# What to work on
Word for word, transcribe the lines below and drop the pictures.

# Data segment

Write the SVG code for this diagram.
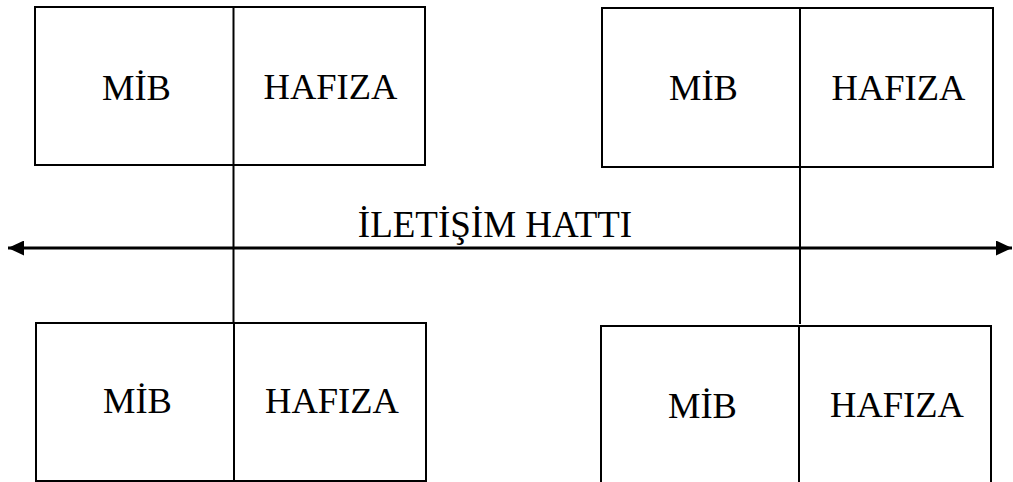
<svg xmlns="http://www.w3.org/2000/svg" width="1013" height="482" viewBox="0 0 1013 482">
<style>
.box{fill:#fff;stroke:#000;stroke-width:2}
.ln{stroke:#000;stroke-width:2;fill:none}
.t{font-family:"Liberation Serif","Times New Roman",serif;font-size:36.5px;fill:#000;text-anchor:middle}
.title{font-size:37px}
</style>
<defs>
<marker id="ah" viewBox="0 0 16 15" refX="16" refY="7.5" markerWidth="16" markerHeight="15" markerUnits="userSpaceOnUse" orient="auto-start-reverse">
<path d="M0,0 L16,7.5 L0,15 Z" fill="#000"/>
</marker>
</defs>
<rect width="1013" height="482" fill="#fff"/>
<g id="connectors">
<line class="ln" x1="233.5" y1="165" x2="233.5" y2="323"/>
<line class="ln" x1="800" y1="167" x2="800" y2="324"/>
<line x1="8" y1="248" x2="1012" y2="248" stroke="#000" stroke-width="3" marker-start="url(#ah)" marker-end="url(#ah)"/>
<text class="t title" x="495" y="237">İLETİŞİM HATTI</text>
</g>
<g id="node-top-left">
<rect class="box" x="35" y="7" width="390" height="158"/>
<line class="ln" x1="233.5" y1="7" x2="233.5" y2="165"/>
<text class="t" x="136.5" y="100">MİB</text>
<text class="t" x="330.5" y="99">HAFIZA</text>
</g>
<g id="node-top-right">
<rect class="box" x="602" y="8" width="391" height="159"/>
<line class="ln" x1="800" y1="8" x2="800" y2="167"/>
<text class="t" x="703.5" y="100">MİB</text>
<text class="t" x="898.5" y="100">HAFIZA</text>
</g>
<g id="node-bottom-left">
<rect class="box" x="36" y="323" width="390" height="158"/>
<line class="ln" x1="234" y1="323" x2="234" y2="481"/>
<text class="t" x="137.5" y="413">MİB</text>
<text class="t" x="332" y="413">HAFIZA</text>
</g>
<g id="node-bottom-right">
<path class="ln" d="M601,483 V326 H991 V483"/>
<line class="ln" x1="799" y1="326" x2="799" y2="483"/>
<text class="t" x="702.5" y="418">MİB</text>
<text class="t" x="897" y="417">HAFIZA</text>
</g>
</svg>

# Solution to the problem
Write the SVG code for this diagram.
<svg xmlns="http://www.w3.org/2000/svg" width="1013" height="482" viewBox="0 0 1013 482">
<style>
.box{fill:#fff;stroke:#000;stroke-width:2}
.ln{stroke:#000;stroke-width:2;fill:none}
.t{font-family:"Liberation Serif","Times New Roman",serif;font-size:36.5px;fill:#000;text-anchor:middle}
.title{font-size:37px}
</style>
<defs>
<marker id="ah" viewBox="0 0 16 15" refX="16" refY="7.5" markerWidth="16" markerHeight="15" markerUnits="userSpaceOnUse" orient="auto-start-reverse">
<path d="M0,0 L16,7.5 L0,15 Z" fill="#000"/>
</marker>
</defs>
<rect width="1013" height="482" fill="#fff"/>
<g id="connectors">
<line class="ln" x1="233.5" y1="165" x2="233.5" y2="323"/>
<line class="ln" x1="800" y1="167" x2="800" y2="324"/>
<line x1="8" y1="248" x2="1012" y2="248" stroke="#000" stroke-width="3" marker-start="url(#ah)" marker-end="url(#ah)"/>
<text class="t title" x="495" y="237">İLETİŞİM HATTI</text>
</g>
<g id="node-top-left">
<rect class="box" x="35" y="7" width="390" height="158"/>
<line class="ln" x1="233.5" y1="7" x2="233.5" y2="165"/>
<text class="t" x="136.5" y="100">MİB</text>
<text class="t" x="330.5" y="99">HAFIZA</text>
</g>
<g id="node-top-right">
<rect class="box" x="602" y="8" width="391" height="159"/>
<line class="ln" x1="800" y1="8" x2="800" y2="167"/>
<text class="t" x="703.5" y="100">MİB</text>
<text class="t" x="898.5" y="100">HAFIZA</text>
</g>
<g id="node-bottom-left">
<rect class="box" x="36" y="323" width="390" height="158"/>
<line class="ln" x1="234" y1="323" x2="234" y2="481"/>
<text class="t" x="137.5" y="413">MİB</text>
<text class="t" x="332" y="413">HAFIZA</text>
</g>
<g id="node-bottom-right">
<path class="ln" d="M601,483 V326 H991 V483"/>
<line class="ln" x1="799" y1="326" x2="799" y2="483"/>
<text class="t" x="702.5" y="418">MİB</text>
<text class="t" x="897" y="417">HAFIZA</text>
</g>
</svg>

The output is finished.